Título: Além de um som da língua
Autor:
Fonte: O Globo, 30/06/2010, Opinião, p. 7

Uma polêmica sobre inovações no ensino da língua escrita vem acirrando posições cada vez mais definidas.

Uma voz, no entanto, se faz ausente: a da universidade, dos pesquisadores brasileiros.

É defendida por alguns uma metodologia estritamente fônica, concentrada na representação dos sons das letras. A Secretaria municipal de Educação implementa, a título exploratório, métodos com este caráter em dezenas de escolas. O que torna a polêmica política é que alguns destes grupos tiveram seus materiais reprovados por programas do governo federal focados na qualidade do ensino público.

Brasil afora ocorre a escolha, pelas secretarias, de grupos privados em detrimento de produções de instituições educacionais públicas. Os argumentos usados como justificativa, na contramão das políticas do MEC, ecoam coerentemente em tempos de valores e condutas neoliberais. Citam-se o valor da técnica como eficaz para a urgência em agir; a constatação de um fracasso abissal colocado como fruto de modos desastrosos de ação do Estado; o sucesso internacional dos métodos de consciência fonológica.

Este método estaria de acordo com um consenso científico internacional.

Apagam-se, assim, as vozes há anos ocupadas das questões educacionais brasileiras, de pensar, analisar, criticar, reformular e propor modos pedagógicos de tratamento da letra na escola para o nosso aluno.

Ignora-se que os problemas de países diferentes são, também, distintos.

Ouvimos o desmerecimento acrítico dos modos de aprender aprovados pelo MEC. Entretanto, a atualidade técnica apresentada como redentora ciência, respaldada num pano de fundo de neurolinguística, revertese num empobrecido método fônico, já utilizado antes no Brasil.
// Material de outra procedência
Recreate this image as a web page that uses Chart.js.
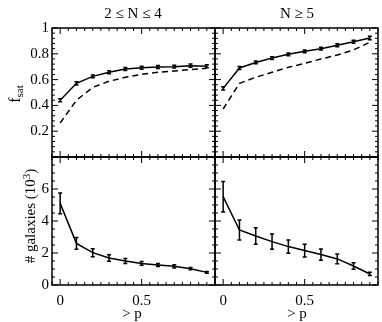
<!DOCTYPE html>
<html>
<head>
<meta charset="utf-8">
<script src="https://cdn.jsdelivr.net/npm/chart.js@4.4.1/dist/chart.umd.min.js"></script>
<style>
  body { margin: 0; background: #fff; }
  #wrap { position: relative; width: 382px; height: 322px; font-family: "Liberation Serif", serif; color: #000; }
  canvas { position: absolute; left: 0; top: 0; }
  .lbl { position: absolute; font-size: 15px; line-height: 15px; white-space: nowrap; }
  .rot { transform: translate(-50%, -50%) rotate(-90deg); }
  .ctr { transform: translate(-50%, -50%); }
  sub { font-size: 11px; vertical-align: -3px; line-height: 0; }
  sup { font-size: 11px; vertical-align: 5px; line-height: 0; }
</style>
</head>
<body>
<div id="wrap">
  <canvas id="tl" width="382" height="322"></canvas>
  <canvas id="tr" width="382" height="322"></canvas>
  <canvas id="bl" width="382" height="322"></canvas>
  <canvas id="br" width="382" height="322"></canvas>
  <div class="lbl ctr" style="left:133px;top:13px;">2 ≤ N ≤ 4</div>
  <div class="lbl ctr" style="left:297px;top:13px;">N ≥ 5</div>
  <div class="lbl rot" style="left:14px;top:94px;font-size:16px;">f<sub>sat</sub></div>
  <div class="lbl rot" style="left:30px;top:216px;"># galaxies (10<sup>3</sup>)</div>
  <div class="lbl ctr" style="left:132px;top:313px;">&gt; p</div>
  <div class="lbl ctr" style="left:297px;top:313px;">&gt; p</div>
</div>
<script>
// valores
const pCortes = [0, 0.1, 0.2, 0.3, 0.4, 0.5, 0.6, 0.7, 0.8, 0.9];

const fsatPequenos = [0.44, 0.571, 0.625, 0.657, 0.682, 0.692, 0.698, 0.70, 0.708, 0.703];
const fsatPequenosErr = [0.012, 0.012, 0.011, 0.011, 0.011, 0.011, 0.011, 0.011, 0.013, 0.012];
const fsatPequenosRef = [0.264, 0.44, 0.54, 0.587, 0.618, 0.64, 0.657, 0.667, 0.677, 0.687];

const fsatGrandes = [0.532, 0.69, 0.733, 0.767, 0.796, 0.819, 0.84, 0.866, 0.894, 0.922];
const fsatGrandesErr = [0.012, 0.012, 0.011, 0.011, 0.011, 0.011, 0.011, 0.011, 0.012, 0.014];
const fsatGrandesRef = [0.372, 0.571, 0.618, 0.657, 0.695, 0.726, 0.76, 0.79, 0.83, 0.89];

const galPequenos = [5.1, 2.6, 2.02, 1.69, 1.5, 1.35, 1.25, 1.17, 1.02, 0.79];
const galPequenosErr = [0.65, 0.37, 0.25, 0.2, 0.15, 0.12, 0.1, 0.1, 0.07, 0.05];

const galGrandes = [5.52, 3.44, 3.06, 2.71, 2.4, 2.15, 1.9, 1.63, 1.19, 0.69];
const galGrandesErr = [0.95, 0.62, 0.52, 0.48, 0.42, 0.4, 0.35, 0.3, 0.2, 0.1];

const ticksX = [0, 0.5];
const etiquetasX = ['0', '0.5'];
const ticksFsat = [0.2, 0.4, 0.6, 0.8, 1];
const etiquetasFsat = ['0.2', '0.4', '0.6', '0.8', '1'];
const ticksGal = [0, 2, 4, 6];
const etiquetasGal = ['0', '2', '4', '6'];

const fuente = { family: 'Liberation Serif', size: 15 };

// dibuja marco, ticks hacia adentro y barras de error
const marco = {
  id: 'marco',
  afterDatasetsDraw(chart, args, opts) {
    const { ctx, chartArea: a, scales: { x, y } } = chart;
    ctx.save();
    ctx.strokeStyle = '#000';

    // barras de error
    ctx.lineWidth = 1.5;
    (opts.errores || []).forEach(e => {
      pCortes.forEach((p, i) => {
        const px = x.getPixelForValue(p);
        const y1 = y.getPixelForValue(e.val[i] - e.err[i]);
        const y2 = y.getPixelForValue(e.val[i] + e.err[i]);
        ctx.beginPath();
        ctx.moveTo(px, y1); ctx.lineTo(px, y2);
        ctx.moveTo(px - 2, y1); ctx.lineTo(px + 2, y1);
        ctx.moveTo(px - 2, y2); ctx.lineTo(px + 2, y2);
        ctx.stroke();
      });
    });

    // ticks
    ctx.lineWidth = 1;
    const tickX = (v, len) => {
      const px = x.getPixelForValue(v);
      ctx.moveTo(px, a.bottom); ctx.lineTo(px, a.bottom - len);
      ctx.moveTo(px, a.top); ctx.lineTo(px, a.top + len);
    };
    const tickY = (v, len) => {
      const py = y.getPixelForValue(v);
      ctx.moveTo(a.left, py); ctx.lineTo(a.left + len, py);
      ctx.moveTo(a.right, py); ctx.lineTo(a.right - len, py);
    };
    ctx.beginPath();
    for (let k = -1; k <= 19; k++) {
      const v = k * 0.05;
      if (v < x.min - 1e-9 || v > x.max + 1e-9) continue;
      tickX(v, k % 10 === 0 ? 6 : 3);
    }
    const n = Math.round((y.max - y.min) / opts.menor);
    for (let k = 0; k <= n; k++) {
      const v = y.min + k * opts.menor;
      const mayor = Math.abs(v / opts.mayor - Math.round(v / opts.mayor)) < 1e-6;
      tickY(v, mayor ? 6 : 3);
    }
    ctx.stroke();

    // marco
    ctx.lineWidth = 1.5;
    ctx.strokeRect(a.left, a.top, a.right - a.left, a.bottom - a.top);
    ctx.restore();
  }
};

function crearPanel(id, caja, ejeY, series, errores, verY, verX) {
  const anchoY = verY ? caja.l : 0;
  const altoX = verX ? 322 - caja.b : 0;
  new Chart(document.getElementById(id), {
    type: 'line',
    data: {
      datasets: series.map(s => ({
        data: pCortes.map((p, i) => ({ x: p, y: s.valores[i] })),
        borderColor: '#000',
        borderWidth: 1.5,
        borderDash: s.punteada ? [6, 4] : [],
        pointRadius: 0,
        tension: 0,
        fill: false
      }))
    },
    options: {
      responsive: false,
      animation: false,
      devicePixelRatio: 1,
      layout: { padding: { left: caja.l - anchoY, top: caja.t, right: 382 - caja.r, bottom: 322 - caja.b - altoX } },
      plugins: {
        legend: { display: false },
        tooltip: { enabled: false },
        marco: { errores: errores, mayor: ejeY.mayor, menor: ejeY.menor }
      },
      scales: {
        x: {
          type: 'linear', min: -0.05, max: 0.95,
          grid: { display: false, drawTicks: false }, border: { display: false },
          afterBuildTicks: s => { s.ticks = ticksX.map(v => ({ value: v })); },
          afterFit: s => { s.height = altoX; },
          ticks: {
            display: verX, padding: 7, color: '#000', font: fuente, maxRotation: 0, autoSkip: false,
            callback: (v, i) => etiquetasX[i]
          }
        },
        y: {
          type: 'linear', min: ejeY.min, max: ejeY.max,
          grid: { display: false, drawTicks: false }, border: { display: false },
          afterBuildTicks: s => { s.ticks = ejeY.ticks.map(v => ({ value: v })); },
          afterFit: s => { s.width = anchoY; },
          ticks: {
            display: verY, padding: 3, color: '#000', font: fuente, autoSkip: false,
            callback: (v, i) => ejeY.etiquetas[i]
          }
        }
      }
    },
    plugins: [marco]
  });
}

const ejeFsat = { min: 0, max: 1, ticks: ticksFsat, etiquetas: etiquetasFsat, mayor: 0.2, menor: 0.04 };
const ejeGal = { min: 0, max: 8, ticks: ticksGal, etiquetas: etiquetasGal, mayor: 2, menor: 0.5 };

crearPanel('tl', { l: 52, r: 215, t: 28, b: 157 }, ejeFsat,
  [{ valores: fsatPequenos }, { valores: fsatPequenosRef, punteada: true }],
  [{ val: fsatPequenos, err: fsatPequenosErr }], true, false);
crearPanel('tr', { l: 215, r: 378, t: 28, b: 157 }, ejeFsat,
  [{ valores: fsatGrandes }, { valores: fsatGrandesRef, punteada: true }],
  [{ val: fsatGrandes, err: fsatGrandesErr }], false, false);
crearPanel('bl', { l: 52, r: 215, t: 157, b: 285 }, ejeGal,
  [{ valores: galPequenos }],
  [{ val: galPequenos, err: galPequenosErr }], true, true);
crearPanel('br', { l: 215, r: 378, t: 157, b: 285 }, ejeGal,
  [{ valores: galGrandes }],
  [{ val: galGrandes, err: galGrandesErr }], false, true);
</script>
</body>
</html>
Talvez este método ainda tenha êxito em realidades internacionais assemelhadas sociologicamente aos tempos de ouro da escola pública brasileira, mas não devemos esquecer que, embora esta funcionasse bem para as elites, abandonava quase metade da população ao analfabetismo.

Muita água rolou para acompanhar os desdobramentos de nossa escola, que mudou também. Hoje, exames de avaliação nacionais comprovam que as crianças até aprendem a ler, se ler significar esta relação fundamental entre letras e sons, base da escrita. Entretanto, elas não vão adiante: isolado dos modos escolares de tratar a língua escrita, seu letramento não se desenvolve. Os métodos estritamente focalizados na relação letra-som empobrecem o idioma, feito de muitas consciências além da fonológica. As consciências sociológica, cultural, regional, literária, gramatical, morfológica, lexical e tantas mais, estas sim, e sem que uma se sobressaia a outra, circunscrevem a língua escrita a ser ensinada.

Para aprender a escrever, é preciso superar o estágio da tradução de letras em fonemas. A questão é a leitura e a escrita a serem produzidas na cultura, a letra articulada à literatura, à ciência, às leis e a outros discursos legítimos que produzirão cidadãos leitores.

Os métodos fônicos empobrecem alunos, professores e a língua, e os modos como são implementados são opressores, desautorizam os docentes de suas formas autônomas, ecléticas, experientes, ajustadas a alunos sempre diferentes, que devem ser tratados na sua diversidade.

E tiram o professor de seu lugar de criador, de produtor legítimo do fazer pedagógico.

A universidade como lugar de produção de conhecimento tem estado ativa nas inovações no ensino da língua escrita. Nestes espaços, o método de alfabetização de hegemonia fônica é tido como retrocesso, afastando as crianças de uma perspectiva cultural, enraizando-as em práticas cognitivas restritivas, técnicas, sem fortalecer sua cidadania, seu crescimento como ser pensante na sociedade atual, na qual a letra ganha dimensões multimidiáticas e plurimodais, para além da simples expressão de um som da língua.